## BEGIN
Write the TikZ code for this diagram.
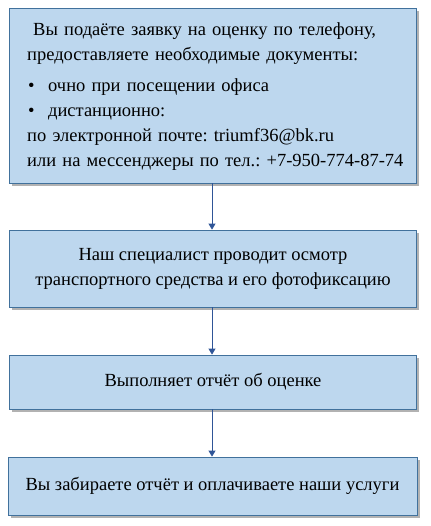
\documentclass[tikz,border=0pt]{standalone}
\usepackage{fontspec}
\setmainfont{Liberation Serif}
\usepackage{tikz}
\usetikzlibrary{shapes,arrows.meta,positioning,calc,shadows}
\frenchspacing
\definecolor{boxfill}{RGB}{189,215,238}
\definecolor{boxline}{RGB}{65,113,156}
\definecolor{arrowcol}{RGB}{47,85,151}
\tikzset{
  block/.style={draw=boxline, fill=boxfill, line width=0.8pt, rectangle,
    drop shadow={shadow xshift=2.5pt, shadow yshift=-3pt, fill=black, opacity=0.3},
    font=\fontsize{18.5}{25}\selectfont, align=center, inner sep=0pt},
  flow/.style={-{Triangle[length=6pt,width=7pt]}, color=arrowcol, line width=0.9pt}
}

\begin{document}
\begin{tikzpicture}[x=1pt,y=-1pt]
    \useasboundingbox (0,0) rectangle (430,526);

    % Step 1: application
    \node[block, minimum width=407pt, minimum height=175pt] (apply) at (213,95.5) {};
    \node[font=\fontsize{18.5}{25}\selectfont, text width=383pt, align=left, inner sep=0pt,
        anchor=north west] (applytext) at (27,22) {%
        \makebox[383pt][s]{\hspace*{6pt}Вы подаёте заявку на оценку по телефону,}\\
        предоставляете необходимые документы:\\[6pt]
        \makebox[21pt][l]{\hspace*{1pt}\textbullet}очно при посещении офиса\\
        \makebox[21pt][l]{\hspace*{1pt}\textbullet}дистанционно:\\
        по электронной почте: triumf36@bk.ru\\
        или на мессенджеры по тел.: +7-950-774-87-74};

    % Step 2: inspection
    \node[block, minimum width=407pt, minimum height=77pt] (inspect) at (213,268.5)
        {Наш специалист проводит осмотр\\транспортного средства и его фотофиксацию};

    % Step 3: report
    \node[block, minimum width=407pt, minimum height=54pt] (report) at (213,382)
        {Выполняет отчёт об оценке};

    % Step 4: pickup and payment
    \node[block, minimum width=409pt, minimum height=58pt] (pay) at (212.5,486)
        {Вы забираете отчёт и оплачиваете наши услуги};

    % Connectors
    \draw[flow] (apply.south -| 212,0) -- (inspect.north -| 212,0);
    \draw[flow] (inspect.south -| 212,0) -- (report.north -| 212,0);
    \draw[flow] (report.south -| 212,0) -- (pay.north -| 212,0);
\end{tikzpicture}
\end{document}
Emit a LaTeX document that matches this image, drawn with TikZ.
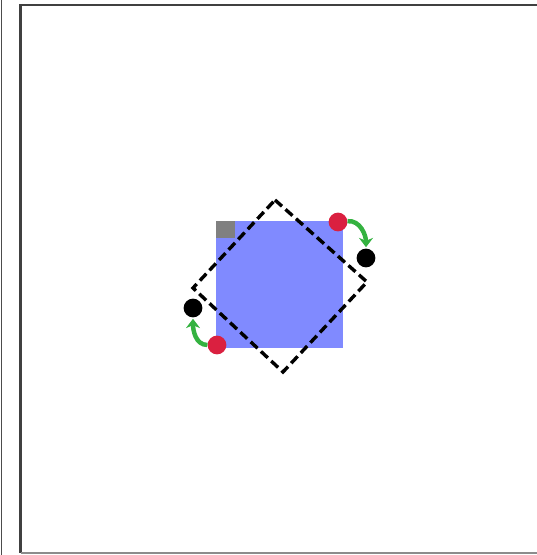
## END
**Instruction**
Return the material word for word. Pictures are not part of the copy.

**Answer to this task**
Write the TikZ code for this diagram.
\documentclass[tikz,border=0pt]{standalone}
\usepackage{fontspec}
\setmainfont{Liberation Serif}
\usepackage{tikz}
\usetikzlibrary{shapes,arrows.meta,positioning,calc,shadows}
\frenchspacing
\definecolor{boxfill}{RGB}{189,215,238}
\definecolor{boxline}{RGB}{65,113,156}
\definecolor{arrowcol}{RGB}{47,85,151}
\tikzset{
  block/.style={draw=boxline, fill=boxfill, line width=0.8pt, rectangle,
    drop shadow={shadow xshift=2.5pt, shadow yshift=-3pt, fill=black, opacity=0.3},
    font=\fontsize{18.5}{25}\selectfont, align=center, inner sep=0pt},
  flow/.style={-{Triangle[length=6pt,width=7pt]}, color=arrowcol, line width=0.9pt}
}

\begin{document}
\begin{tikzpicture}[x=1pt,y=-1pt]
    \useasboundingbox (0,0) rectangle (430,526);

    % Step 1: application
    \node[block, minimum width=407pt, minimum height=175pt] (apply) at (213,95.5) {};
    \node[font=\fontsize{18.5}{25}\selectfont, text width=383pt, align=left, inner sep=0pt,
        anchor=north west] (applytext) at (27,22) {%
        \makebox[383pt][s]{\hspace*{6pt}Вы подаёте заявку на оценку по телефону,}\\
        предоставляете необходимые документы:\\[6pt]
        \makebox[21pt][l]{\hspace*{1pt}\textbullet}очно при посещении офиса\\
        \makebox[21pt][l]{\hspace*{1pt}\textbullet}дистанционно:\\
        по электронной почте: triumf36@bk.ru\\
        или на мессенджеры по тел.: +7-950-774-87-74};

    % Step 2: inspection
    \node[block, minimum width=407pt, minimum height=77pt] (inspect) at (213,268.5)
        {Наш специалист проводит осмотр\\транспортного средства и его фотофиксацию};

    % Step 3: report
    \node[block, minimum width=407pt, minimum height=54pt] (report) at (213,382)
        {Выполняет отчёт об оценке};

    % Step 4: pickup and payment
    \node[block, minimum width=409pt, minimum height=58pt] (pay) at (212.5,486)
        {Вы забираете отчёт и оплачиваете наши услуги};

    % Connectors
    \draw[flow] (apply.south -| 212,0) -- (inspect.north -| 212,0);
    \draw[flow] (inspect.south -| 212,0) -- (report.north -| 212,0);
    \draw[flow] (report.south -| 212,0) -- (pay.north -| 212,0);
\end{tikzpicture}
\end{document}
Emit a LaTeX document that matches this image, drawn with TikZ.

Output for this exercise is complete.